GENESTACK_DIR="${GENESTACK_DIR:-/opt/genestack}"
GENESTACK_CONFIG_DIR="${GENESTACK_CONFIG_DIR:-/etc/genestack}"

GENESTACK_PROMETHEUS_DIR=\
"${GENESTACK_PROMETHEUS_DIR:-$GENESTACK_DIR/base-helm-configs/prometheus}"
GENESTACK_PROMETHEUS_CONFIG_DIR=\
"${GENESTACK_PROMETHEUS_CONFIG_DIR:-$GENESTACK_CONFIG_DIR/helm-configs/prometheus}"

VALUES_BASE_FILENAMES=(
    "prometheus-helm-overrides.yaml"
    "alerting_rules.yaml"
    "alertmanager_config.yaml"
)

# Though it probably wouldn't make any difference for all of the
# $GENESTACK_CONFIG_DIR files to come last, this takes care to fully preserve
# the order
echo "Including overrides in order:"
values_args=()
for BASE_FILENAME in "${VALUES_BASE_FILENAMES[@]}"
do
    for DIR in "$GENESTACK_PROMETHEUS_DIR" "$GENESTACK_PROMETHEUS_CONFIG_DIR"
    do
        ABSOLUTE_PATH="$DIR/$BASE_FILENAME"
        if [[ -e "$ABSOLUTE_PATH" ]]
        then
            echo "    $ABSOLUTE_PATH"
            values_args+=("--values" "$ABSOLUTE_PATH")
        fi
    done
done
echo

helm repo add prometheus-community \
    https://prometheus-community.github.io/helm-charts
helm repo update
helm upgrade --install kube-prometheus-stack prometheus-community/kube-prometheus-stack \
    --create-namespace --namespace=prometheus --timeout 10m \
    "${values_args[@]}" \
    --post-renderer "$GENESTACK_CONFIG_DIR/kustomize/kustomize.sh" \
    --post-renderer-args prometheus/overlay "$@"

Alert Manager

The kube-prometheus-stack not only contains our monitoring components such as Prometheus and related CRD's, but it also contains another important features, the Alert Manager.
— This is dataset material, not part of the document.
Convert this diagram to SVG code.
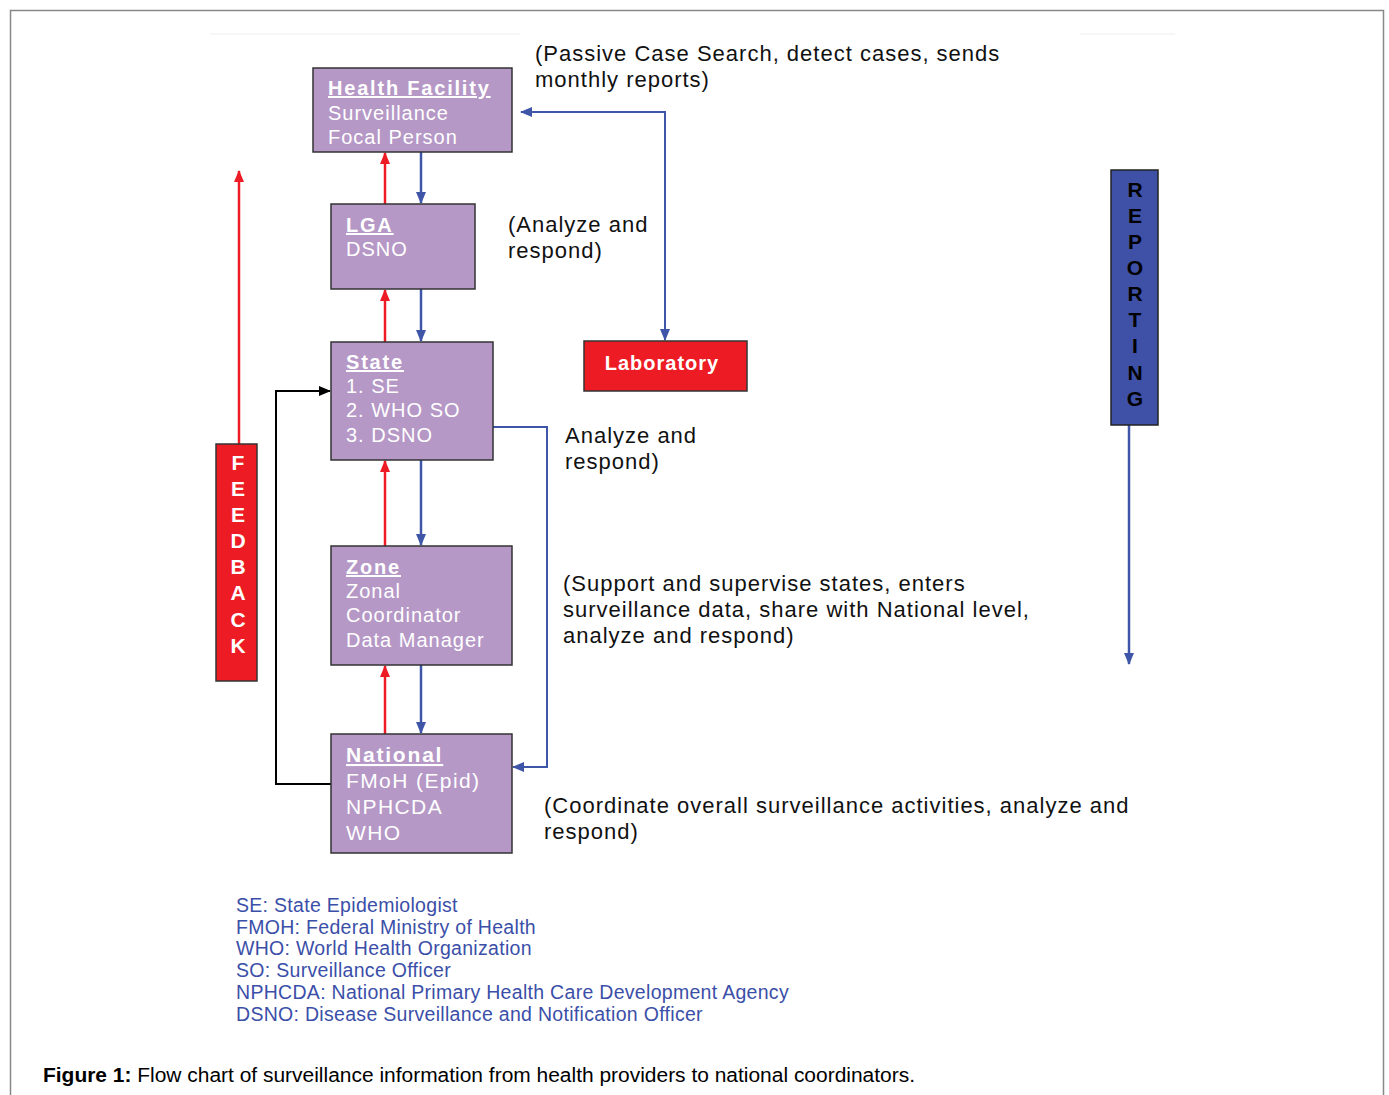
<svg xmlns="http://www.w3.org/2000/svg" width="1389" height="1095" viewBox="0 0 1389 1095">
<defs>
<marker id="ar" markerUnits="userSpaceOnUse" markerWidth="12" markerHeight="12" viewBox="0 0 12 12" refX="11" refY="6" orient="auto"><path d="M0,1 L12,6 L0,11 Z" fill="#ed1c24"/></marker>
<marker id="ab" markerUnits="userSpaceOnUse" markerWidth="12" markerHeight="12" viewBox="0 0 12 12" refX="11" refY="6" orient="auto-start-reverse"><path d="M0,1 L12,6 L0,11 Z" fill="#3f56a8"/></marker>
<marker id="ak" markerUnits="userSpaceOnUse" markerWidth="12" markerHeight="12" viewBox="0 0 12 12" refX="11" refY="6" orient="auto"><path d="M0,1 L12,6 L0,11 Z" fill="#000"/></marker>
<style>
.box{fill:#b598c6;stroke:#333;stroke-width:1.5}
.bt{font-family:"Liberation Sans",Arial,sans-serif;font-size:20px;fill:#fff;letter-spacing:1px}
.bh{font-weight:bold;text-decoration:underline;letter-spacing:1.8px}
.note{font-family:"Liberation Sans",Arial,sans-serif;font-size:22px;fill:#111;letter-spacing:1px}
.leg{font-family:"Liberation Sans",Arial,sans-serif;font-size:19.5px;fill:#3b4fa8;letter-spacing:0.3px}
.vl{font-family:"Liberation Sans",Arial,sans-serif;font-size:21px;font-weight:bold;text-anchor:middle}
.red{stroke:#ed1c24;stroke-width:2.5;fill:none}
.blue{stroke:#3f56a8;stroke-width:2.5;fill:none}
.blk{stroke:#000;stroke-width:2;fill:none}
</style>
</defs>
<rect x="0" y="0" width="1389" height="1095" fill="#fff"/>
<path d="M10.5,1095 V10.5 H1383.5 V1095" fill="none" stroke="#888" stroke-width="1.5"/>
<line x1="210" y1="34" x2="520" y2="34" stroke="#eee" stroke-width="1"/>
<line x1="1080" y1="34" x2="1175" y2="34" stroke="#eee" stroke-width="1"/>

<g id="connectors">
<line class="red" x1="385" y1="204" x2="385" y2="153" marker-end="url(#ar)"/>
<line class="blue" x1="421" y1="152" x2="421" y2="203" marker-end="url(#ab)"/>
<line class="red" x1="385" y1="342" x2="385" y2="290" marker-end="url(#ar)"/>
<line class="blue" x1="421" y1="289" x2="421" y2="341" marker-end="url(#ab)"/>
<line class="red" x1="385" y1="546" x2="385" y2="461" marker-end="url(#ar)"/>
<line class="blue" x1="421" y1="460" x2="421" y2="545" marker-end="url(#ab)"/>
<line class="red" x1="385" y1="734" x2="385" y2="666" marker-end="url(#ar)"/>
<line class="blue" x1="421" y1="665" x2="421" y2="733" marker-end="url(#ab)"/>
<path class="blue" d="M665,340 V112 H521" marker-start="url(#ab)" marker-end="url(#ab)" style="stroke-width:2"/>
<path class="blue" d="M493,427 H547 V767 H513" marker-end="url(#ab)" style="stroke-width:2"/>
<path class="blk" d="M331,784 H276 V391 H330" marker-end="url(#ak)"/>
<line class="red" x1="239" y1="444" x2="239" y2="171" marker-end="url(#ar)"/>
<line class="blue" x1="1129" y1="425" x2="1129" y2="664" marker-end="url(#ab)"/>
</g>

<g id="health-facility">
<rect class="box" x="313" y="68" width="199" height="84"/>
<text class="bt" x="328" y="95"><tspan class="bh">Health Facility</tspan><tspan x="328" y="120">Surveillance</tspan><tspan x="328" y="144">Focal Person</tspan></text>
</g>
<g id="lga">
<rect class="box" x="331" y="204" width="144" height="85"/>
<text class="bt" x="346" y="232"><tspan class="bh">LGA</tspan><tspan x="346" y="256">DSNO</tspan></text>
</g>
<g id="state">
<rect class="box" x="331" y="342" width="162" height="118"/>
<text class="bt" x="346" y="369"><tspan class="bh">State</tspan><tspan x="346" y="393">1. SE</tspan><tspan x="346" y="417">2. WHO SO</tspan><tspan x="346" y="442">3. DSNO</tspan></text>
</g>
<g id="zone">
<rect class="box" x="331" y="546" width="181" height="119"/>
<text class="bt" x="346" y="574"><tspan class="bh">Zone</tspan><tspan x="346" y="598">Zonal</tspan><tspan x="346" y="622">Coordinator</tspan><tspan x="346" y="647">Data Manager</tspan></text>
</g>
<g id="national">
<rect class="box" x="331" y="734" width="181" height="119"/>
<text class="bt" x="346" y="762" style="font-size:21px;letter-spacing:1.4px"><tspan class="bh">National</tspan><tspan x="346" y="788">FMoH (Epid)</tspan><tspan x="346" y="814">NPHCDA</tspan><tspan x="346" y="840">WHO</tspan></text>
</g>
<g id="laboratory">
<rect x="584" y="341" width="163" height="50" fill="#ed1c24" stroke="#333" stroke-width="1.5"/>
<text class="bt" x="662" y="370" text-anchor="middle" style="font-weight:bold">Laboratory</text>
</g>
<g id="feedback">
<rect x="216" y="444" width="41" height="237" fill="#ed1c24" stroke="#333" stroke-width="1.5"/>
<text class="vl" fill="#fff"><tspan x="238" y="470">F</tspan><tspan x="238" y="496">E</tspan><tspan x="238" y="522">E</tspan><tspan x="238" y="548">D</tspan><tspan x="238" y="574">B</tspan><tspan x="238" y="600">A</tspan><tspan x="238" y="627">C</tspan><tspan x="238" y="653">K</tspan></text>
</g>
<g id="reporting">
<rect x="1111" y="170" width="47" height="255" fill="#3f51a6" stroke="#222" stroke-width="1.5"/>
<text class="vl" fill="#000"><tspan x="1135" y="197">R</tspan><tspan x="1135" y="223">E</tspan><tspan x="1135" y="249">P</tspan><tspan x="1135" y="275">O</tspan><tspan x="1135" y="301">R</tspan><tspan x="1135" y="327">T</tspan><tspan x="1135" y="353">I</tspan><tspan x="1135" y="380">N</tspan><tspan x="1135" y="406">G</tspan></text>
</g>

<g id="notes">
<text class="note" x="535" y="61">(Passive Case Search, detect cases, sends<tspan x="535" y="87">monthly reports)</tspan></text>
<text class="note" x="508" y="232">(Analyze and<tspan x="508" y="258">respond)</tspan></text>
<text class="note" x="565" y="443">Analyze and<tspan x="565" y="469">respond)</tspan></text>
<text class="note" x="563" y="591">(Support and supervise states, enters<tspan x="563" y="617">surveillance data, share with National level,</tspan><tspan x="563" y="643">analyze and respond)</tspan></text>
<text class="note" x="544" y="813">(Coordinate overall surveillance activities, analyze and<tspan x="544" y="839">respond)</tspan></text>
</g>

<g id="legend">
<text class="leg" x="236" y="912">SE: State Epidemiologist</text>
<text class="leg" x="236" y="934">FMOH: Federal Ministry of Health</text>
<text class="leg" x="236" y="955">WHO: World Health Organization</text>
<text class="leg" x="236" y="977">SO: Surveillance Officer</text>
<text class="leg" x="236" y="999">NPHCDA: National Primary Health Care Development Agency</text>
<text class="leg" x="236" y="1021">DSNO: Disease Surveillance and Notification Officer</text>
</g>

<text x="43" y="1082" font-family="'Liberation Sans',Arial,sans-serif" font-size="19.5" fill="#000" textLength="872" lengthAdjust="spacingAndGlyphs"><tspan font-weight="bold">Figure 1:</tspan> Flow chart of surveillance information from health providers to national coordinators.</text>
</svg>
The Alert Manager is a crucial component in the alerting pipeline as it takes care of grouping, deduplicating and even routing the alerts to the correct receiver integrations. Prometheus is responsible for generating the alerts based on the Alerting Rules we defined. Prometheus then sends these alerts to the Alert Manager for further processing.

The below diagram gives a better idea of how the Alert Manager works with Prometheus as a whole. Prometheus Architecture

Genestack provides a basic alertmanager_config that's separated out from the primary Prometheus configurations for similar reasons the alerting rules are. Here we can see the key components of the Alert Manager config that allows us to group and send our alerts to external services for further action.

  • Inhibit Rules Inhibition rules allows us to establish dependencies between systems or services so that only the most relevant set of alerts are sent out during an outage
  • Routes Routing-related settings allow configuring how alerts are routed, aggregated, throttled, and muted based on time.
  • Receivers Receiver settings allow configuring notification destinations for our alerts.

These are all explained in greater detail in the Alert Manager Docs.

The Alert Manager has various baked-in methods to allow those notifications to be sent to services like email, PagerDuty and Microsoft Teams. For a full list and further information view the receiver information documentation.

The following list contains a few examples of these receivers as part of the alertmanager_config found in Genestack.

We can now take all this information and build out an alerting workflow that suits our needs!

Genestack alerts

This section contains some information on individual Genestack alert.

MariaDB backup alert

Based on a schedule of 6 hours by default, it allows 1 hour to upload and alerts when MySQL doesn't successfully complete a backup.

It alerts at warning level the first time this happens, and at critical level the second time this happens.